22.6.17

Americanah – Chimananda Ngozi Adichie


A trente-sept ans, la Nigérienne Chimananda Ngozi Adichie est devenue une star du monde des lettres. Elle avait d’aileurs fait une entrée remarquée trois ans plus tôt avec un premier roman, ‘L’hibiscus pourpre’, refusé d’abord partout avant de se retrouver sur la liste finale de l’Orange Prize et de gagner le Prix du meilleur roman du Commonwealth !

Americanah, traduit en plus de trente langues, aura été un immense succès de librairie. Il faut dire que tout concourt à en faire un roman mémorable, attachant et dont les facettes multiples lui donnent une puissance indomptable.

Les Nigérians ont un qualificatif pour parler de leurs compatriotes partis tenter leur chance chez l’Oncle Sam : celui d’Americanah. Ifemelu, depuis qu’elle est partie aux USA finir de brillantes études grâce à l’octroi d’une bourse est devenue une Americanah, invention syntaxique qui trouve tout son sens lorsque l’on comprend que la jeune femme tient un blog à succès dans lequel elle décrit avec une langue féroce, caustique mais toujours justement acérée la difficulté pour les afro-américains de trouver leur véritable place dans un pays qui, au fond, ne s’est jamais débarrassée du racisme grâce auquel la nation a fondé sa prospérité initiale et qu’elle continue de pratiquer sous de multiples formes plus ou moins vexatoires, plus ou moins conscientes.

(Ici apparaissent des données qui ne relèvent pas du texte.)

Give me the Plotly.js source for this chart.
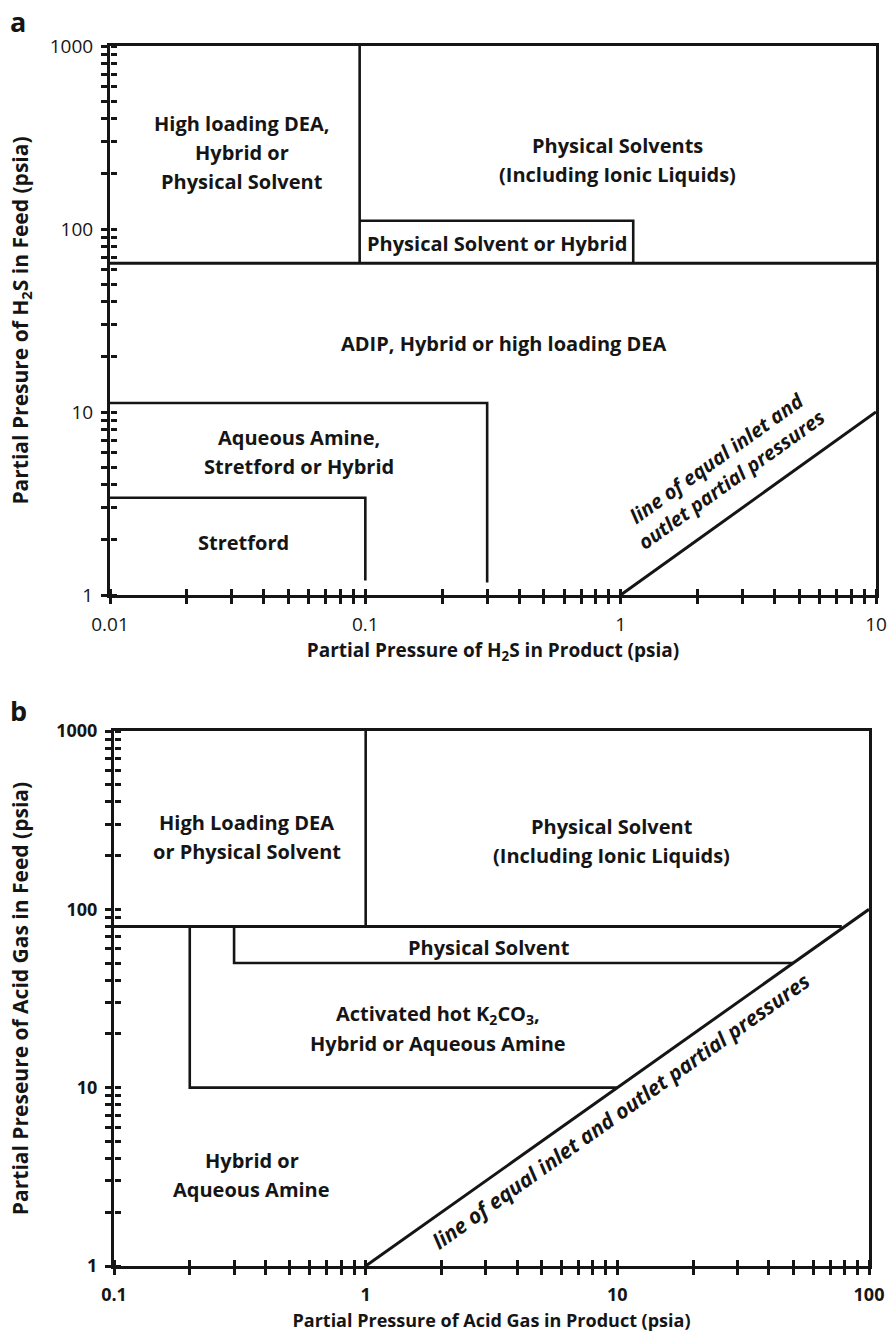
<!DOCTYPE html>
<html>
<head>
<meta charset="utf-8">
<script src="https://cdn.plot.ly/plotly-3.0.1.min.js"></script>
<style>html,body{margin:0;padding:0;background:#fff;}#chart{width:890px;height:1333px;}</style>
</head>
<body>
<div id="chart"></div>
<script>
// ---------- Panel a : H2S ----------
const A_X_MAJOR = [0.01, 0.1, 1, 10];
const A_X_TEXT = ['0.01', '0.1', '1', '10'];
const A_Y_MAJOR = [1, 10, 100, 1000];
const A_Y_TEXT = ['1', '10', '100', '1000'];

const A_DEA_X = [0.095, 0.095];      const A_DEA_Y = [1000, 65];
const A_ADIP_X = [0.01, 10];         const A_ADIP_Y = [65, 65];
const A_PSH_X = [0.095, 1.12, 1.12]; const A_PSH_Y = [111, 111, 65];
const A_AQ_X = [0.01, 0.3, 0.3];     const A_AQ_Y = [11.2, 11.2, 1.17];
const A_ST_X = [0.01, 0.1, 0.1];     const A_ST_Y = [3.4, 3.4, 1.2];
const A_EQ_X = [1, 10];              const A_EQ_Y = [1, 10];

const A_LABELS = [
  'High loading DEA,<br>Hybrid or<br>Physical Solvent',
  'Physical Solvents<br>(Including Ionic Liquids)',
  'Physical Solvent or Hybrid',
  'ADIP, Hybrid or high loading DEA',
  'Aqueous Amine,<br>Stretford or Hybrid',
  'Stretford'
];
const A_LABEL_X = [0.033, 0.97, 0.327, 0.348, 0.0548, 0.0334];
const A_LABEL_Y = [263, 238, 83.6, 23.7, 6.03, 1.93];
const A_EQ_LABEL = 'line of equal inlet and<br>outlet partial pressures';
const A_EQ_LABEL_X = [2.55];
const A_EQ_LABEL_Y = [4.9];

// ---------- Panel b : Acid gas ----------
const B_X_MAJOR = [0.1, 1, 10, 100];
const B_X_TEXT = ['0.1', '1', '10', '100'];
const B_Y_MAJOR = [1, 10, 100, 1000];
const B_Y_TEXT = ['1', '10', '100', '1000'];

const B_DEA_X = [1, 1];              const B_DEA_Y = [1000, 80];
const B_TOP_X = [0.1, 78];           const B_TOP_Y = [80, 80];
const B_PS_X = [0.3, 0.3, 50];       const B_PS_Y = [80, 50, 50];
const B_HK_X = [0.2, 0.2, 10];       const B_HK_Y = [80, 10, 10];
const B_EQ_X = [1, 100];             const B_EQ_Y = [1, 100];

const B_LABELS = [
  'High Loading DEA<br>or Physical Solvent',
  'Physical Solvent<br>(Including Ionic Liquids)',
  'Physical Solvent',
  'Activated hot K<sub>2</sub>CO<sub>3</sub>,<br>Hybrid or Aqueous Amine',
  'Hybrid or<br>Aqueous Amine'
];
const B_LABEL_X = [0.337, 9.5, 3.1, 1.94, 0.353];
const B_LABEL_Y = [254, 241, 60.8, 21.3, 3.23];
const B_EQ_LABEL = 'line of equal inlet and outlet partial pressures';
const B_EQ_LABEL_X = [10.3];
const B_EQ_LABEL_Y = [7.4];

// ---------- build ----------
const FONT = 'Open Sans, Noto Sans, sans-serif';
const INK = '#151515';
const W = 890, H = 1333;

function logTicks(majors, texts) {
  const vals = [], txt = [];
  for (let i = 0; i < majors.length; i++) {
    vals.push(majors[i]); txt.push(texts[i]);
    if (i < majors.length - 1) {
      for (let m = 2; m <= 9; m++) { vals.push(+(majors[i] * m).toPrecision(6)); txt.push(' '); }
    }
  }
  return {vals, txt};
}

function seg(x, y, xa, ya, w) {
  return {x: x, y: y, xaxis: xa, yaxis: ya, type: 'scatter', mode: 'lines',
          line: {color: INK, width: w || 2.6}, hoverinfo: 'skip', showlegend: false, cliponaxis: false};
}
// invisible carriers so the inner-tick overlay axes get drawn
function carrier(x, y, xa, ya) {
  return {x: x, y: y, xaxis: xa, yaxis: ya, type: 'scatter', mode: 'lines',
          line: {color: 'rgba(0,0,0,0)', width: 1}, hoverinfo: 'skip', showlegend: false};
}

const traces = [
  carrier(A_EQ_X, A_EQ_Y, 'x3', 'y'),
  carrier(A_EQ_X, A_EQ_Y, 'x', 'y3'),
  carrier(B_EQ_X, B_EQ_Y, 'x4', 'y2'),
  carrier(B_EQ_X, B_EQ_Y, 'x2', 'y4'),
  seg(A_DEA_X, A_DEA_Y, 'x', 'y'),
  seg(A_ADIP_X, A_ADIP_Y, 'x', 'y', 3),
  seg(A_PSH_X, A_PSH_Y, 'x', 'y'),
  seg(A_AQ_X, A_AQ_Y, 'x', 'y'),
  seg(A_ST_X, A_ST_Y, 'x', 'y'),
  seg(A_EQ_X, A_EQ_Y, 'x', 'y', 3),
  seg(B_DEA_X, B_DEA_Y, 'x2', 'y2'),
  seg(B_TOP_X, B_TOP_Y, 'x2', 'y2', 3),
  seg(B_PS_X, B_PS_Y, 'x2', 'y2'),
  seg(B_HK_X, B_HK_Y, 'x2', 'y2'),
  seg(B_EQ_X, B_EQ_Y, 'x2', 'y2', 3)
];

const aX = logTicks(A_X_MAJOR, A_X_TEXT), aY = logTicks(A_Y_MAJOR, A_Y_TEXT);
const bX = logTicks(B_X_MAJOR, B_X_TEXT), bY = logTicks(B_Y_MAJOR, B_Y_TEXT);

const aDomX = [110 / W, 876 / W], aDomY = [1 - 595 / H, 1 - 46 / H];
const bDomX = [114 / W, 869 / W], bDomY = [1 - 1266 / H, 1 - 731 / H];

function mainAxis(range, dom, anchor, ticks, tickfont, title, tsize, standoff) {
  return {type: 'log', range: range, domain: dom, anchor: anchor,
    showline: true, linewidth: 3, linecolor: INK, mirror: true,
    ticks: 'outside', ticklen: 6, tickwidth: 3, tickcolor: INK,
    tickmode: 'array', tickvals: ticks.vals, ticktext: ticks.txt, ticklabelstandoff: 4, tickangle: 0,
    showgrid: false, zeroline: false, tickfont: tickfont,
    title: {text: title, font: {family: FONT, size: tsize, color: INK}, standoff: standoff},
    automargin: false, fixedrange: true};
}
// overlay axis sitting on the same line but facing the other way: its "outside" ticks point into the plot
function innerAxis(range, overlay, side, pos, ticks) {
  return {type: 'log', range: range, autorange: false, overlaying: overlay, side: side,
    anchor: 'free', position: pos,
    showline: false, ticks: 'outside', ticklen: 6, tickwidth: 3, tickcolor: INK,
    tickmode: 'array', tickvals: ticks.vals, showticklabels: false,
    showgrid: false, zeroline: false, fixedrange: true};
}

const tfA = {family: FONT, size: 19, color: INK};
const tfB = {family: FONT, size: 18, color: INK, weight: 'bold'};

const layout = {
  width: W, height: H,
  margin: {l: 0, r: 0, t: 0, b: 0},
  paper_bgcolor: '#fff', plot_bgcolor: 'rgba(0,0,0,0)',
  showlegend: false,
  xaxis: mainAxis([-2, 1], aDomX, 'y', aX, tfA, '<b>Partial Pressure of H<sub>2</sub>S in Product (psia)</b>', 19, 8),
  yaxis: mainAxis([0, 3], aDomY, 'x', aY, tfA, '<b>Partial Presure of H<sub>2</sub>S in Feed (psia)</b>', 21, 16),
  xaxis2: mainAxis([-1, 2], bDomX, 'y2', bX, tfB, '<b>Partial Pressure of Acid Gas in Product (psia)</b>', 18, 10),
  yaxis2: mainAxis([0, 3], bDomY, 'x2', bY, tfB, '<b>Partial Preseure of Acid Gas in Feed (psia)</b>', 21, 22),
  xaxis3: innerAxis([-2, 1], 'x', 'top', aDomY[0], aX),
  yaxis3: innerAxis([0, 3], 'y', 'right', aDomX[0], aY),
  xaxis4: innerAxis([-1, 2], 'x2', 'top', bDomY[0], bX),
  yaxis4: innerAxis([0, 3], 'y2', 'right', bDomX[0], bY),
  annotations: []
};

const LINE_H = 29;
function addLabels(texts, xs, ys, xref, yref) {
  texts.forEach((t, i) => {
    const lines = t.split('<br>');
    const n = lines.length;
    lines.forEach((ln, k) => layout.annotations.push({
      text: '<b>' + ln + '</b>', x: Math.log10(xs[i]), y: Math.log10(ys[i]),
      xref: xref, yref: yref, showarrow: false, align: 'center',
      xanchor: 'center', yanchor: 'middle', yshift: ((n - 1) / 2 - k) * LINE_H,
      font: {family: FONT, size: 20, color: INK}
    }));
  });
}
addLabels(A_LABELS, A_LABEL_X, A_LABEL_Y, 'x', 'y');
addLabels(B_LABELS, B_LABEL_X, B_LABEL_Y, 'x2', 'y2');

layout.annotations.push({text: '<b><i>' + A_EQ_LABEL + '</i></b>', x: Math.log10(A_EQ_LABEL_X[0]), y: Math.log10(A_EQ_LABEL_Y[0]),
  xref: 'x', yref: 'y', showarrow: false, textangle: -35.5, align: 'center',
  font: {family: FONT, size: 20, color: INK}});
layout.annotations.push({text: '<b><i>' + B_EQ_LABEL + '</i></b>', x: Math.log10(B_EQ_LABEL_X[0]), y: Math.log10(B_EQ_LABEL_Y[0]),
  xref: 'x2', yref: 'y2', showarrow: false, textangle: -35.5, align: 'center',
  font: {family: FONT, size: 21, color: INK}});

// panel letters
layout.annotations.push({text: '<b>a</b>', xref: 'paper', yref: 'paper', x: 18 / W, y: 1 - 22 / H,
  xanchor: 'center', yanchor: 'middle', showarrow: false, font: {family: FONT, size: 27, color: INK}});
layout.annotations.push({text: '<b>b</b>', xref: 'paper', yref: 'paper', x: 18 / W, y: 1 - 710 / H,
  xanchor: 'center', yanchor: 'middle', showarrow: false, font: {family: FONT, size: 27, color: INK}});

Plotly.newPlot('chart', traces, layout, {staticPlot: true, displayModeBar: false});
</script>
</body>
</html>
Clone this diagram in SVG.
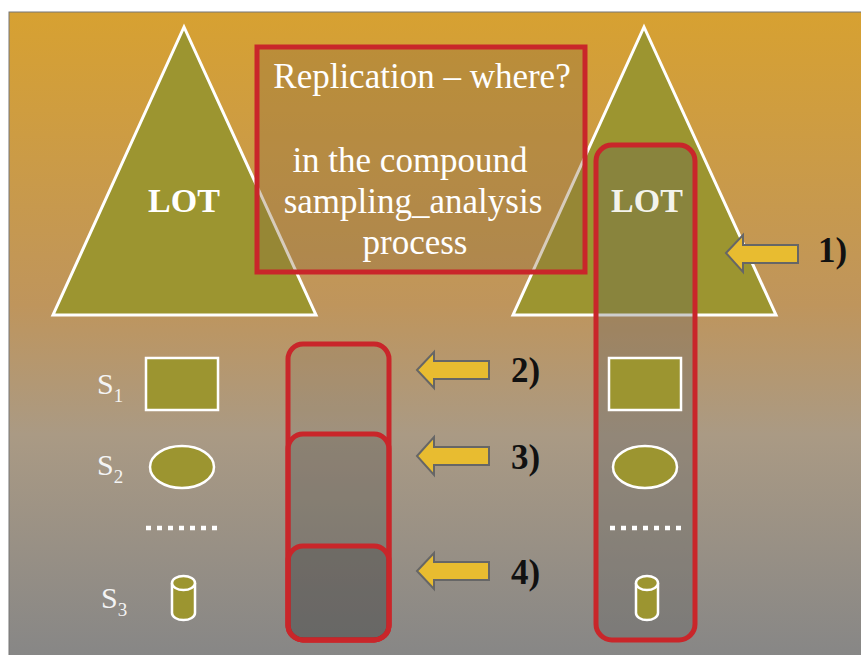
<svg xmlns="http://www.w3.org/2000/svg" width="861" height="655" viewBox="0 0 861 655">
<defs>
<linearGradient id="bg" x1="0" y1="0" x2="0" y2="1">
<stop offset="0" stop-color="#D7A131"/>
<stop offset="0.45" stop-color="#BF955C"/>
<stop offset="0.65" stop-color="#AA9A84"/>
<stop offset="1" stop-color="#868686"/>
</linearGradient>
<style>
.tri{fill:#9C9530;stroke:#fff;stroke-width:3}
.shape{fill:#9C9530;stroke:#fff;stroke-width:2.5}
.red{stroke:#C9262A;stroke-width:5}
.arrow{fill:#E8BC30;stroke:#666;stroke-width:2}
.lot{font-family:"Liberation Serif",serif;font-weight:bold;font-size:34px;fill:#fff;text-anchor:middle}
.box{font-family:"Liberation Serif",serif;font-size:35px;fill:#fff;text-anchor:middle}
.num{font-family:"Liberation Serif",serif;font-weight:bold;font-size:35px;fill:#111}
.s{font-family:"Liberation Serif",serif;font-size:30px;fill:#f4f4f4}
.sub{font-size:19px}
.dots{stroke:#fff;stroke-width:4.5;stroke-dasharray:5 6}
</style>
</defs>
<rect x="0" y="0" width="861" height="655" fill="#fff"/>
<rect x="9" y="12" width="860" height="650" fill="url(#bg)" stroke="#777" stroke-width="1"/>

<g id="lot-left">
<polygon class="tri" points="184,27 53,315 316,315"/>
<text class="lot" x="184" y="212">LOT</text>
</g>
<g id="lot-right">
<polygon class="tri" points="644,27 513,315 776,315"/>
</g>

<g id="question">
<rect x="257" y="47" width="328" height="225" fill="#8C6E40" fill-opacity="0.35" class="red"/>
<text class="box" x="422" y="88">Replication – where?</text>
<text class="box" x="410" y="172">in the compound</text>
<text class="box" x="413" y="213">sampling_analysis</text>
<text class="box" x="415" y="254">process</text>
</g>

<g id="samples-left">
<text class="s" x="97" y="394">S<tspan class="sub" dy="8">1</tspan></text>
<rect class="shape" x="146" y="358" width="72" height="52"/>
<text class="s" x="97" y="475">S<tspan class="sub" dy="8">2</tspan></text>
<ellipse class="shape" cx="182" cy="467" rx="32" ry="21"/>
<line class="dots" x1="146" y1="528" x2="222" y2="528"/>
<text class="s" x="101" y="608">S<tspan class="sub" dy="8">3</tspan></text>
<g id="cyl-left">
<path class="shape" d="M172,583 L172,613 A11.5,7 0 0 0 195,613 L195,583"/>
<ellipse class="shape" cx="183.5" cy="583" rx="11.5" ry="7"/>
</g>
</g>

<g id="column-right">
<rect x="596" y="145" width="99" height="495" rx="16" fill="#5E5E5E" fill-opacity="0.3" class="red"/>
<text class="lot" x="647" y="212" fill-opacity="0.92">LOT</text>
<rect class="shape" x="609" y="358" width="72" height="52"/>
<ellipse class="shape" cx="645" cy="467" rx="32" ry="21"/>
<line class="dots" x1="610" y1="528" x2="686" y2="528"/>
<path class="shape" d="M636,583 L636,613 A11,7 0 0 0 658,613 L658,583"/>
<ellipse class="shape" cx="647" cy="583" rx="11" ry="7"/>
</g>

<g id="column-middle">
<rect x="288" y="344" width="101" height="296" rx="15" fill="#555" fill-opacity="0.12" class="red"/>
<rect x="288" y="434" width="101" height="206" rx="15" fill="#444" fill-opacity="0.2" class="red"/>
<rect x="288" y="546" width="101" height="94" rx="15" fill="#444" fill-opacity="0.28" class="red"/>
</g>

<g id="connectors">
<polygon class="arrow" points="726,253 743,235 743,245 798,245 798,263 743,263 743,272"/>
<polygon class="arrow" points="417,370 434,352 434,361 489,361 489,379 434,379 434,388"/>
<polygon class="arrow" points="417,456 434,437 434,447 489,447 489,465 434,465 434,475"/>
<polygon class="arrow" points="417,571 434,553 434,562 489,562 489,580 434,580 434,589"/>
</g>

<g id="labels">
<text class="num" x="818" y="262">1)</text>
<text class="num" x="511" y="382">2)</text>
<text class="num" x="511" y="469">3)</text>
<text class="num" x="511" y="584">4)</text>
</g>
</svg>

C’est ce marquage inconscient collectif qui forge le fondement d’un roman qui n’hésite pas à foisonner dans de multiples directions. L’histoire d’amour passionnelle qu’aura vécue Ifemelu dans sa jeunesse avec Obinze et dont nous allons suivre les péripéties des années plus tard sert avant tout d’épine dorsale pour montrer l’immense difficulté pour un jeune africain, homme ou femme, même brillant à trouver sa place dans une société blanche, qu’elle soit américaine ou britannique. Elle est là aussi pour nous rappeler le fonctionnement profondément machiste et patriarcal des sociétés africaines prises entre le désir de se moderniser, de s’enrichir, de vivre à l’occidentale tout en conservant des coutumes et des pratiques incompatibles avec des sociétés démocratiques modernes.

Mais Chimananda Ngozi Adichie ne force jamais le trait ni ne cherche à montrer du doigt directement. Elle ne fait qu’attirer notre conscience, par petites scènes souvent cocasses, par allusions drôles, sur la difficulté pour un Africanah à trouver sa place. Il sera toujours et avant tout un étranger africain aux Etats-Unis et un compatriote décalé, définitivement contaminé, s’il lui prenait le désir de revenir au pays. Un exilé permanent en décalage, toujours à la recherche de quelque chose de perdu.

Chimananda Ngozi Adichie signe un livre magnifique, bouleversant et intelligent que l’on pourra lire à de multiples niveaux. Une femme de lettres majeure vient de confirmer son immense talent.